The Story
Why it exists.
The beginning
Noki arrived as a summer seasonal in 2023, a departure from the fog and fir that typically define Pineward's catalog. Nicholas Nilsson, the Colorado-born perfumer behind the house, had spent years building a collection around conifer-forward compositions, the smell of pine stands, mountain trails, mossy undergrowth. But summer demanded something different. The brand's own marketing described Noki as capturing 'the hour after the rain' in a tropical setting, and that image, wet stone, humid air, fruit ripening in warmth, shaped the composition from the start. It wasn't a pivot away from the brand's forest identity. It was the brand acknowledging that its audience lives in cities too, and sometimes needs to smell like escape rather than wilderness.
What makes Noki unusual within the Pineward lineup is the mint accord. Most fragrances treat mint as a bright, temporary opening, it arrives, announces itself, and exits within the first fifteen minutes. Here, the mint lasts. A combination of essential oil, CO2 extraction, and absolute keeps it present throughout the wear, perfectly balanced by the sweetness of mango, lychee, and blackcurrant. The base uses a house blend of organic sandalwood oil and genuine ambergris tincture, adding a mineral-cream quality that prevents the tropical notes from becoming cloying.
The evolution
The opening is immediate: mint absolute hits first, sharp and herbal, like crushing a leaf between your fingers. Within seconds, lychee joins, sweet, slightly floral, a little odd.

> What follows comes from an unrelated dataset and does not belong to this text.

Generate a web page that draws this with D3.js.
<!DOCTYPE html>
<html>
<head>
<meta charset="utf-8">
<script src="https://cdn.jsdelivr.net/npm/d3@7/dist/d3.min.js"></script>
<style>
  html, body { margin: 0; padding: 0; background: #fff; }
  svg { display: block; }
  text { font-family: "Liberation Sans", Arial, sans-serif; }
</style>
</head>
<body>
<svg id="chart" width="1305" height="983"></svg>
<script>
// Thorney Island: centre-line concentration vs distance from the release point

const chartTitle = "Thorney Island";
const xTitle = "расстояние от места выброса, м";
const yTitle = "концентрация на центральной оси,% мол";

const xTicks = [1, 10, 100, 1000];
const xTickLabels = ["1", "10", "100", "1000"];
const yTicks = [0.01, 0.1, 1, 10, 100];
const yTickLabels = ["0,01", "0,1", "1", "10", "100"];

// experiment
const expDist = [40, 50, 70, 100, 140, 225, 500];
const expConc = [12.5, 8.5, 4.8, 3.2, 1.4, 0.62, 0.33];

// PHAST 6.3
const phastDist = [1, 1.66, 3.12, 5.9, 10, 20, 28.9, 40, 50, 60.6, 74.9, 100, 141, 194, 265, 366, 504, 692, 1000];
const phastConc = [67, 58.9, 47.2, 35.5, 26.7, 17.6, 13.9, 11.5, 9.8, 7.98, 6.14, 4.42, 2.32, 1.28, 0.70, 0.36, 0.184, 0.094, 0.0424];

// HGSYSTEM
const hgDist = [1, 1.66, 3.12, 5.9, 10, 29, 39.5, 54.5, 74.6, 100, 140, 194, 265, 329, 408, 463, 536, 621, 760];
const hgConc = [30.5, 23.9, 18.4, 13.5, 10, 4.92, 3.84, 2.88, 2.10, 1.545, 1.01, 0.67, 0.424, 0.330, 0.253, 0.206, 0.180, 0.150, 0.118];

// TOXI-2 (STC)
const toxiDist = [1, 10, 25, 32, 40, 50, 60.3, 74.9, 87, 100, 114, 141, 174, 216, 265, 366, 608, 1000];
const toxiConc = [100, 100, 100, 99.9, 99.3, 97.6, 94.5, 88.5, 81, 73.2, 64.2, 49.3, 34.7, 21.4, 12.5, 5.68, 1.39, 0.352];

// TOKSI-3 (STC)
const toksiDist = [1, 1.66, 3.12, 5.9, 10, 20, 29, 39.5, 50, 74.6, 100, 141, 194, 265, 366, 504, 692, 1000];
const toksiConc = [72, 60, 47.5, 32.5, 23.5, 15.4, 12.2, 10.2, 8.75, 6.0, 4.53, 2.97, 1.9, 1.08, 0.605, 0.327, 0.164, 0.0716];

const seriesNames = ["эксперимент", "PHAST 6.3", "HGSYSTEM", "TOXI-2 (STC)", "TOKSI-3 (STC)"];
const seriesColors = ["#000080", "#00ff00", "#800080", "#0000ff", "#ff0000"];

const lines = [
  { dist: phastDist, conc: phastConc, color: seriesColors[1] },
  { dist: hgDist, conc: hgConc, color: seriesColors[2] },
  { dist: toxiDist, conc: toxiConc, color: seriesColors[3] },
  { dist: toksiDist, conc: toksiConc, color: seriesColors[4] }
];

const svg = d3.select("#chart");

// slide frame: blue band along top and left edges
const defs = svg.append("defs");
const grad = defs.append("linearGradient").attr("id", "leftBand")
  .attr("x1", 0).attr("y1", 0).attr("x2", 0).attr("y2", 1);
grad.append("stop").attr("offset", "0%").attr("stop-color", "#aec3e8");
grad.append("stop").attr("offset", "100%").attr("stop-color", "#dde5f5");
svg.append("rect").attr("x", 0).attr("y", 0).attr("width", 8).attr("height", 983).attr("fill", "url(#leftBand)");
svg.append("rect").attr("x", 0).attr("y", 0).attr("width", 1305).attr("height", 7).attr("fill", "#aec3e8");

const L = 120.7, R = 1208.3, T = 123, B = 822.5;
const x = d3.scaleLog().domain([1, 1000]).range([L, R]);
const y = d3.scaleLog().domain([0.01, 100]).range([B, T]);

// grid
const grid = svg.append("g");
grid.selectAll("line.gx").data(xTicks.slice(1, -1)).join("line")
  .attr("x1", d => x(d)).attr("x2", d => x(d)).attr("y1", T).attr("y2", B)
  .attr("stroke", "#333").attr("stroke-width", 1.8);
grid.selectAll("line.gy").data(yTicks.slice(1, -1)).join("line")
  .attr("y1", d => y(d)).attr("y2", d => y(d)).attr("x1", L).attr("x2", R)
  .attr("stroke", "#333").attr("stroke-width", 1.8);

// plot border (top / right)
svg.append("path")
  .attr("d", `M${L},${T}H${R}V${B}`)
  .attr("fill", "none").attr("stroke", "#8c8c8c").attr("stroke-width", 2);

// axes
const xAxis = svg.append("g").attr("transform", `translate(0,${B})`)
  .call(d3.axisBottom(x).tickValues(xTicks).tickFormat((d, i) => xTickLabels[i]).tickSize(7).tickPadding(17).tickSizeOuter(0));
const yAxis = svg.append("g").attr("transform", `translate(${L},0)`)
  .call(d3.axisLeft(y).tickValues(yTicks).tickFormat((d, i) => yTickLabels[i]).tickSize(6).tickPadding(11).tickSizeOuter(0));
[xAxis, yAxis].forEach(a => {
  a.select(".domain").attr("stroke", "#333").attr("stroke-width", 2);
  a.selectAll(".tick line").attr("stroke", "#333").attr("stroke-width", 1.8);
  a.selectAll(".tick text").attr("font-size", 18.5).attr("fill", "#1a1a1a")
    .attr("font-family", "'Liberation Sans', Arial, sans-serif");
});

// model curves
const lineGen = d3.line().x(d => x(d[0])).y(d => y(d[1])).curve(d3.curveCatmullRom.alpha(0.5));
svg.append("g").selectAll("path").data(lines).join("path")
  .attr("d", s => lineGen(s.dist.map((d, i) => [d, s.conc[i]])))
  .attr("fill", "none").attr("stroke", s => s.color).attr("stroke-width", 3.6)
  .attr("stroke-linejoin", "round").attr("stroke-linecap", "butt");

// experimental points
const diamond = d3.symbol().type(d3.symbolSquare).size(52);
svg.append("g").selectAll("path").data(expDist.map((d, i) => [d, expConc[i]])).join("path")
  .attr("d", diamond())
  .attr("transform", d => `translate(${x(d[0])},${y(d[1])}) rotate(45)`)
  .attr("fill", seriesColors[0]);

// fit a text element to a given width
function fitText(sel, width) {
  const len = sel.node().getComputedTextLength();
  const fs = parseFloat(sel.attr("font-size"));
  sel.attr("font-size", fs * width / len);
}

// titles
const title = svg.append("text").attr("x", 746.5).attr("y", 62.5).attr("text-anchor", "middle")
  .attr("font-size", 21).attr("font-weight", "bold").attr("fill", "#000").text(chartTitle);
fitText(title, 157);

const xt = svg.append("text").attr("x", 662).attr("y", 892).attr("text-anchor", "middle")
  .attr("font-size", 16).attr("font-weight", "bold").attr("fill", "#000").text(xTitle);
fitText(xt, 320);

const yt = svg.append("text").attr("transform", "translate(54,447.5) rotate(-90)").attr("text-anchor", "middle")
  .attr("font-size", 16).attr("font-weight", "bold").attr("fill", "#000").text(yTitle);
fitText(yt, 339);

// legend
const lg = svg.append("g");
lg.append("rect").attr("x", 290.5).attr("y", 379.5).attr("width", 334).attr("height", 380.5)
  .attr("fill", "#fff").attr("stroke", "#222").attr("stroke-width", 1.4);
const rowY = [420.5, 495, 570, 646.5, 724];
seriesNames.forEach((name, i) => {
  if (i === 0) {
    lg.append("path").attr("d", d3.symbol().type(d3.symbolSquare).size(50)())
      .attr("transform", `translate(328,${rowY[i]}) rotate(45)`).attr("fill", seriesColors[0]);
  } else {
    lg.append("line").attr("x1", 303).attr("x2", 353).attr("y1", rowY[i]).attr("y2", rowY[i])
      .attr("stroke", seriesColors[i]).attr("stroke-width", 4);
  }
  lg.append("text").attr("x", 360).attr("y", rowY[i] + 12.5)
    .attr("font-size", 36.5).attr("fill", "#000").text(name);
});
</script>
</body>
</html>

The combination is unexpected, almost jarring at first. Then the mango arrives, rounder and creamier, and the rhubarb adds a tart edge that prevents the sweetness from overwhelming. By the end of the first hour, the mint hasn't faded. It's still there, cooling everything, keeping the tropical fruit honest. The sandalwood and ambergris emerge gradually, adding depth and a subtle marine quality. The drydown is softer, the fruit recedes, the mint persists, and what remains is a clean, slightly sweet warmth that lingers close to the skin for another three to four hours. On fabric, the mint hangs on even longer. On paper, it transforms entirely, the fruit almost disappearing and the mint-sandalwood base becoming the entire story.
Cultural impact
The mint-fruit pairing that Noki explores sits at the intersection of two fragrance territories that rarely meet. Mint in perfumery has long been relegated to freshness accords, aquatic interpretations, or novelty summer releases. Tropical fruit, meanwhile, dominates the mass-market summer segment with predictable coconut and mango interpretations. Noki's approach in 2023 challenged both conventions by placing mint in a sustained, prominent role while using tropical fruit as warmth rather than sweetness. This reframing reflects a broader shift in niche perfumery toward unexpected combinations that resist easy categorization. The success of such releases indicates that consumers increasingly seek complexity that diverges from genre norms.